The KaiKai Kiki Gallery カイカイキキギャラリー
Neo-pop planet
Takashi Murakami chose the Motoazabu district near Roppongi to set up his KaiKai Kiki gallery, an emblematic place of the Tokyo art scene.
The Murakami Factory
Before being a gallery, Kaikai Kiki is the name of the company founded in 1996 by Japanese artist Takashi Murakami under the name Hiropon Factory.
"At that time", says the artist, "the 'factory' was nothing more than a small group of people who helped me create my sculptures and paintings."
It was in 2001 that this production workshop, largely inspired by Andy Warhol, became a real company, under the name of "Kaikai Kiki Co. Ltd ".

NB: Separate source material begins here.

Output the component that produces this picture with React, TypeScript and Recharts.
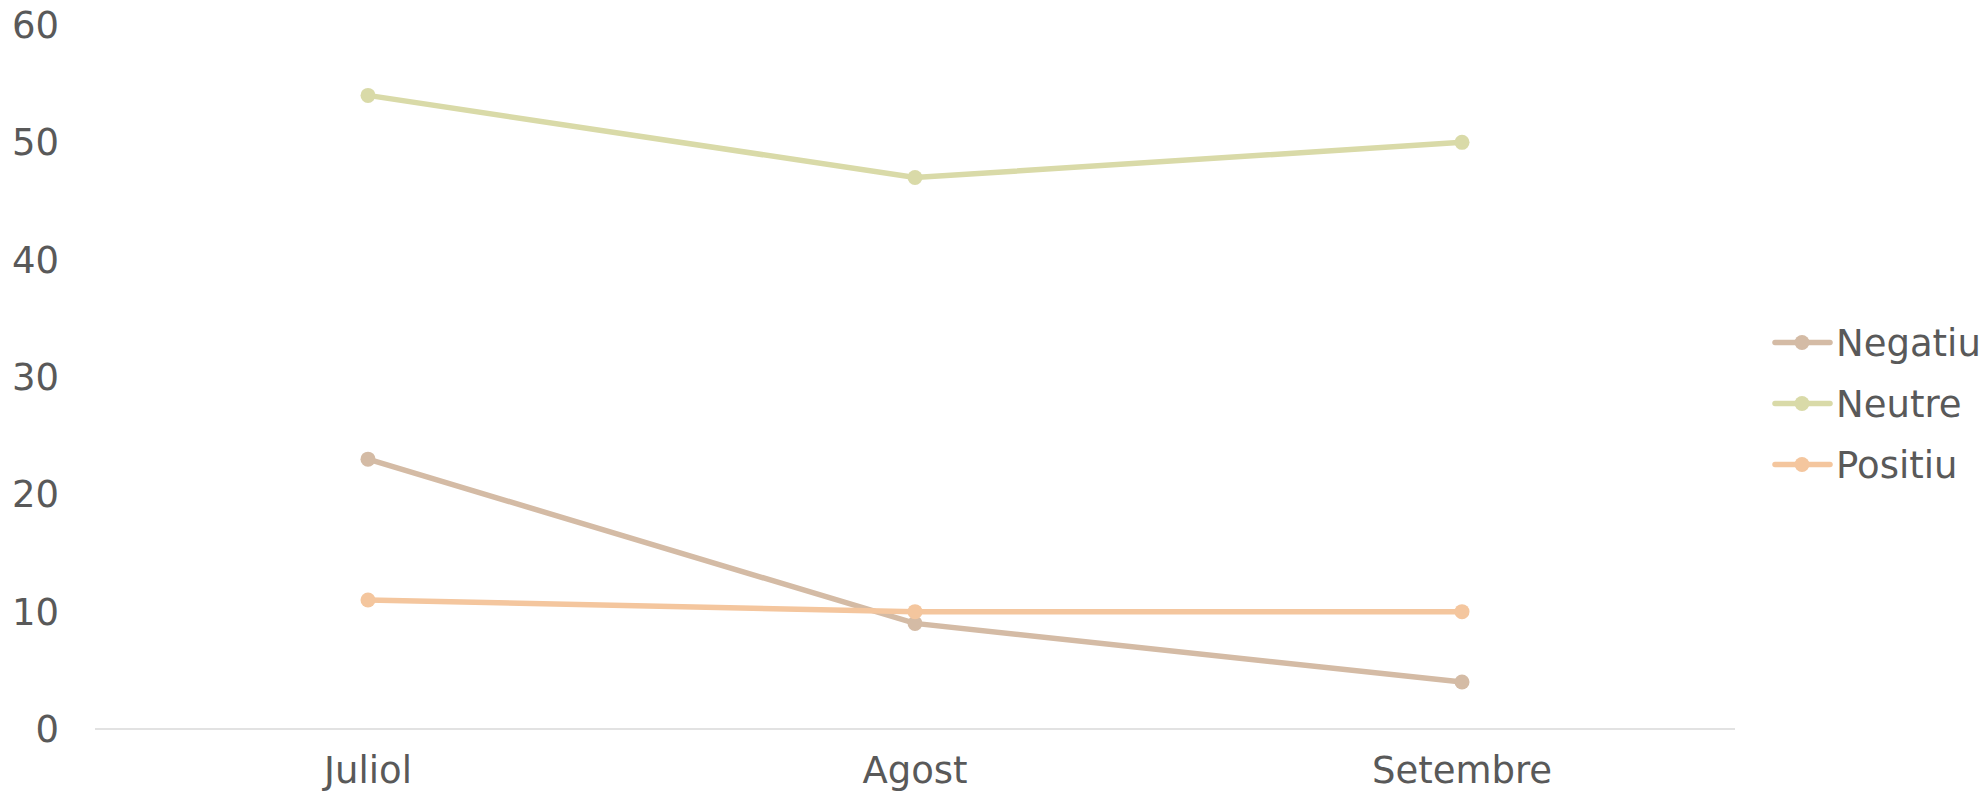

From the production of large-scale works of art to the management of artists to the sale of derivatives, the company today employs a hundred people in Tokyo and New York.
Kaikai & Kiki
One is white with big ears, the other is pink with three eyes. Kaikai and Kiki are also the names of two kawaii monsters - which exist in the form of sculptures as well as starring in animated films - which became real emblems of the Superflat movement created by Takashi Murakami in the 1990s. A movement inspired by Pop art as well as manga and cartoons.
Read also: Pop culture in Japan
"Neo-pop artists such as Takashi Murakami or Yoshitomo Nara reflect the anxiety that followed the end of the economic bubble of the 1980s," said Yuko Hasegawa, Artistic Director of the Tokyo Museum of Contemporary Art and curator of the Japanorama exhibition at the Center Pompidou-Metz.
"They deliver a speech that, beyond the apparent didactic clarity of their works, challenges the socio-political and ecological model of Japan."
A new generation of artists
The Kaikai Kiki Gallery, located in the basement of a building in the Motoazabu district, is far from being devoted solely to the work of Takashi Murakami. One of his main goals is, he says, " to encourage and highlight the next generation of artists " by pushing them to do their best, but also by offering them the opportunity to make themselves known.
You will be able to see exhibitions at the gallery - the program of which is provided by Takashi Murakami himself - Japanese and international artists such as his protégé Mr., the Tokyoite Chiho Aoshima or the young Chinese artist He Xiangyu.